Russia faces a big decision in the UN Security Council: whether to veto the draft resolution on Syria, or use the threat of a veto to extract further concessions in the text and then go along, maybe by abstaining.
There are ample reasons for Moscow to veto. In its current form the resolution foresees “delegation by the President of Syria of his full authority to his Deputy to fully cooperate with the national unity government in order to empower it to perform its duties in the transitional period.” If seriously implemented, this would mean the end of Bashar al Assad, though not necessarily of his sidekicks. Farouk al-Sharaa, the vice president, is a solid Assad regime type. But once a transition is set in motion, it will be difficult for Moscow to prevent it from gathering momentum.
That is not something Prime Minister Putin would like to see happening, especially in the run-up to Russia’s own March 4 presidential election. Putin will want to maintain his image as strong, unmoveable and defiant of the West. Russian protesters will view any concession on Syria in the Security Council as an incentive to up their game: if Syrians can displace an autocrat, why can’t Russians follow suite?
So the odds are in favor of a Russian veto this week, but there is still a slim possibility they would allow a defanged resolution to pass. The text is already less than crystal clear on what is supposed to happen. It reads like an obfuscated “puzzler” on Car Talk. The part immediately preceding the text on delegation of powers to the vice president reads this way:
Fully supports in this regard the League of Arab States’ initiative set out in its 22 January 2012 decision to facilitate a political transition leading to a democratic, plural political system, in which citizens are equal regardless of their affiliations or ethnicities or beliefs, including through commencing a serious political dialogue between the Syrian government and the whole spectrum of the Syrian opposition under the League of Arab States’ auspices, in accordance with the timetable set out by the League of Arab States, aimed at:
So the delegation of powers is not to happen right away. There is to be a serious political dialogue aimed at the delegation of powers. There is lots of wiggle room here: what is the “whole spectrume of the Syrian opposition?” Elements of the opposition will likely refuse to take part. Who is to blame if the dialogue doesn’t happen? What if it takes a long time?
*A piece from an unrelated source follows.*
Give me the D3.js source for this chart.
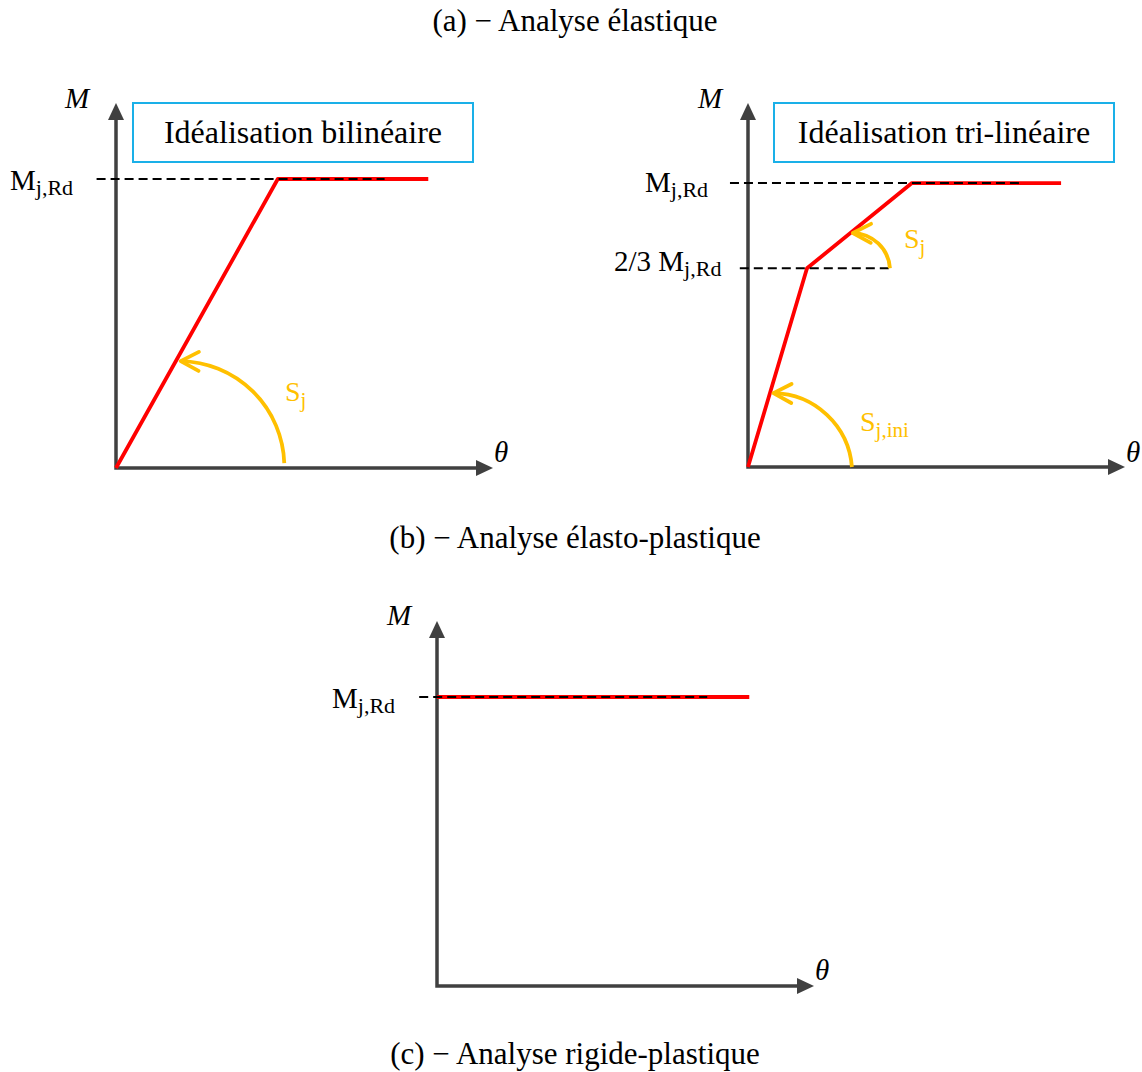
<!DOCTYPE html>
<html>
<head>
<meta charset="utf-8">
<script src="https://cdn.jsdelivr.net/npm/d3@7"></script>
<style>
  body { margin: 0; background: #fff; }
  svg { display: block; font-family: "Liberation Serif", "Times New Roman", serif; }
</style>
</head>
<body>
<svg id="viz" width="1142" height="1072"></svg>
<script>
// ---- data (theta and M in normalised units, M_j,Rd = 1) ----
var titles = ["(a) \u2212 Analyse élastique", "(b) \u2212 Analyse élasto-plastique", "(c) \u2212 Analyse rigide-plastique"];
var boxLabels = ["Idéalisation bilinéaire", "Idéalisation tri-linéaire", null];
var levelLabels = [["M", "j,Rd"], ["2/3 M", "j,Rd"]];

var bilinear = [[0, 0], [1, 1], [1.93, 1]];
var trilinear = [[0, 0], [0.36, 0.70], [1, 1], [1.91, 1]];
var rigidPlastic = [[0, 1], [1.93, 1]];

// dashed reference levels: [M, theta start, theta end]
var levelsA = [[1, -0.12, 1.66]];
var levelsB = [[1, -0.11, 1.66], [0.70, -0.05, 0.88]];
var levelsC = [[1, -0.11, 1.67]];

// stiffness arcs: [theta start, M start, theta end, M end, label, subscript]
var arcsA = [[1.04, 0.017, 0.40, 0.37, "S", "j"]];
var arcsB = [[0.866, 0.70, 0.64, 0.824, "S", "j"], [0.634, 0, 0.155, 0.26, "S", "j,ini"]];

// axis extents [theta max, M max]
var axisMax = [[2.33, 1.263], [2.30, 1.282], [2.33, 1.263]];

var svg = d3.select("#viz");
var axisColor = "#404040", red = "#ff0000", gold = "#ffc000", blue = "#1ab0e8";

svg.append("defs").append("marker")
	.attr("id", "chev")
	.attr("markerUnits", "userSpaceOnUse")
	.attr("orient", "auto")
	.attr("overflow", "visible")
	.attr("markerWidth", 24).attr("markerHeight", 24)
	.append("path")
	.attr("d", "M-18,-9.5 L0,0 L-18,9.5")
	.attr("fill", "none")
	.attr("stroke", gold)
	.attr("stroke-width", 3.8)
	.attr("stroke-linecap", "round")
	.attr("stroke-linejoin", "round");

var panels = [
	{ ox: 116, oy: 468, w: 377, h: 365, curve: bilinear, levels: levelsA, arcs: arcsA,
	  box: [133, 103, 340, 59], mLab: [65, 108], thLab: [494, 462],
	  lvlPos: [[10, 190]], arcLab: [[285, 401]] },
	{ ox: 748, oy: 467, w: 377, h: 364, curve: trilinear, levels: levelsB, arcs: arcsB,
	  box: [774, 103, 340, 59], mLab: [698, 108], thLab: [1126, 462],
	  lvlPos: [[645, 192], [614, 271]], arcLab: [[904, 248], [860, 431]] },
	{ ox: 437, oy: 986, w: 377, h: 365, curve: rigidPlastic, levels: levelsC, arcs: [],
	  box: null, mLab: [387, 625], thLab: [815, 980],
	  lvlPos: [[332, 708]], arcLab: [] }
];

var titleY = [31, 548, 1064];

svg.selectAll(".title")
	.data(titles)
	.enter().append("text")
	.attr("class", "title")
	.attr("x", 575)
	.attr("y", function(d, i) { return titleY[i]; })
	.attr("text-anchor", "middle")
	.attr("font-size", 31)
	.text(function(d) { return d; });

panels.forEach(function(p, i) {
	var g = svg.append("g");
	var x = d3.scaleLinear().domain([0, axisMax[i][0]]).range([p.ox, p.ox + p.w]);
	var y = d3.scaleLinear().domain([0, axisMax[i][1]]).range([p.oy, p.oy - p.h]);

	/* axes with arrow heads */
	var top = y(axisMax[i][1]), right = x(axisMax[i][0]);
	g.append("path")
		.attr("d", "M" + x(0) + "," + (top + 12) + "V" + y(0) + "H" + (right - 12))
		.attr("fill", "none")
		.attr("stroke", axisColor)
		.attr("stroke-width", 3.5);
	g.append("path")
		.attr("d", "M" + x(0) + "," + top + "L" + (x(0) - 8) + "," + (top + 17) + "L" + (x(0) + 8) + "," + (top + 17) + "Z")
		.attr("fill", axisColor);
	g.append("path")
		.attr("d", "M" + right + "," + y(0) + "L" + (right - 17) + "," + (y(0) - 8) + "L" + (right - 17) + "," + (y(0) + 8) + "Z")
		.attr("fill", axisColor);

	g.append("text").attr("x", p.mLab[0]).attr("y", p.mLab[1])
		.attr("font-size", 29).attr("font-style", "italic").text("M");
	g.append("text").attr("x", p.thLab[0]).attr("y", p.thLab[1])
		.attr("font-size", 29).attr("font-style", "italic").text("\u03b8");

	/* idealisation box */
	if (p.box) {
		g.append("rect")
			.attr("x", p.box[0]).attr("y", p.box[1])
			.attr("width", p.box[2]).attr("height", p.box[3])
			.attr("fill", "none").attr("stroke", blue).attr("stroke-width", 2);
		g.append("text")
			.attr("x", p.box[0] + p.box[2] / 2)
			.attr("y", p.box[1] + 40)
			.attr("text-anchor", "middle")
			.attr("font-size", 32)
			.text(boxLabels[i]);
	}

	/* moment-rotation curve */
	var line = d3.line().x(function(d) { return x(d[0]); }).y(function(d) { return y(d[1]); });
	g.append("path")
		.datum(p.curve)
		.attr("d", line)
		.attr("fill", "none")
		.attr("stroke", red)
		.attr("stroke-width", 3.8)
		.attr("stroke-linejoin", "round");

	/* dashed levels and their labels */
	p.levels.forEach(function(l, j) {
		g.append("line")
			.attr("x1", x(l[1])).attr("x2", x(l[2]))
			.attr("y1", y(l[0])).attr("y2", y(l[0]))
			.attr("stroke", "#000")
			.attr("stroke-width", 2)
			.attr("stroke-dasharray", "9,5");
		var t = g.append("text")
			.attr("x", p.lvlPos[j][0]).attr("y", p.lvlPos[j][1])
			.attr("font-size", 29);
		t.append("tspan").text(levelLabels[j][0]);
		t.append("tspan").attr("font-size", 22).attr("dy", 5).text(levelLabels[j][1]);
	});

	/* stiffness arcs */
	p.arcs.forEach(function(a, j) {
		var x0 = x(a[0]), y0 = y(a[1]), x1 = x(a[2]), y1 = y(a[3]);
		var r = Math.max(Math.abs(x1 - x0), Math.abs(y1 - y0)) * 1.02;
		g.append("path")
			.attr("d", "M" + x0 + "," + y0 + "A" + r + "," + r + " 0 0 0 " + x1 + "," + y1)
			.attr("fill", "none")
			.attr("stroke", gold)
			.attr("stroke-width", 3.8)
			.attr("marker-end", "url(#chev)");
		var t = g.append("text")
			.attr("x", p.arcLab[j][0]).attr("y", p.arcLab[j][1])
			.attr("font-size", 28)
			.attr("fill", gold);
		t.append("tspan").text(a[4]);
		t.append("tspan").attr("font-size", 21).attr("dy", 6).text(a[5]);
	});
});
</script>
</body>
</html>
The main Russian concern will be to ensure that any resolution passing the Security Council cannot be interpreted as authorizing the use of force against the Syrian regime. While the Arab League has been at pains to emphasize that it is not asking for military intervention but rather indicating a way forward that will avoid it, the resolution still has a few points on which the Russians can be expected to balk. For example:
stressing that nothing in this resolution compels States to resort to the use of force or the threat of force,
Moscow will want that to read “nothing in this resolution permits States…” Nor will Moscow like this bit at the end:
Decides to review Syria’s implementation of this resolution within 15 days and, in the event that Syria has not complied, to adopt further measures, in consultation with the League of Arab States;
Moscow will read “further measures” as opening the door to military intervention.
But these points seem to me negotiable: the West and the Arab League are far from pressing for the use of force against Bashar al Assad, even if some of the Syrian opposition would support it. How would President Obama justify another war in the Middle East in the midst of an election campaign? Only if Bashar al Assad is dumb enough to commit truly mass atrocities, which he so far has avoided on a daily basis, even as the numbers add up to well over 5000. Washington does not want to engage militarily–it is far more likely to make the mistake of throwing its weight behind the Free Syrian Army, perhaps clandestinely.
If the Russians can get a real commitment to no use of force, and if they would like this problem to go away and not come back before their own elections, they might even abstain on a resolution that, while changed from the current draft, is not too far off in its general outlines. I’m not holding my breath, just hoping that somehow the UNSC can finally move on what is a major threat to international peace and security. Getting the outlines of a transition plan through the Security Council is only a first step, but that’s how journeys start.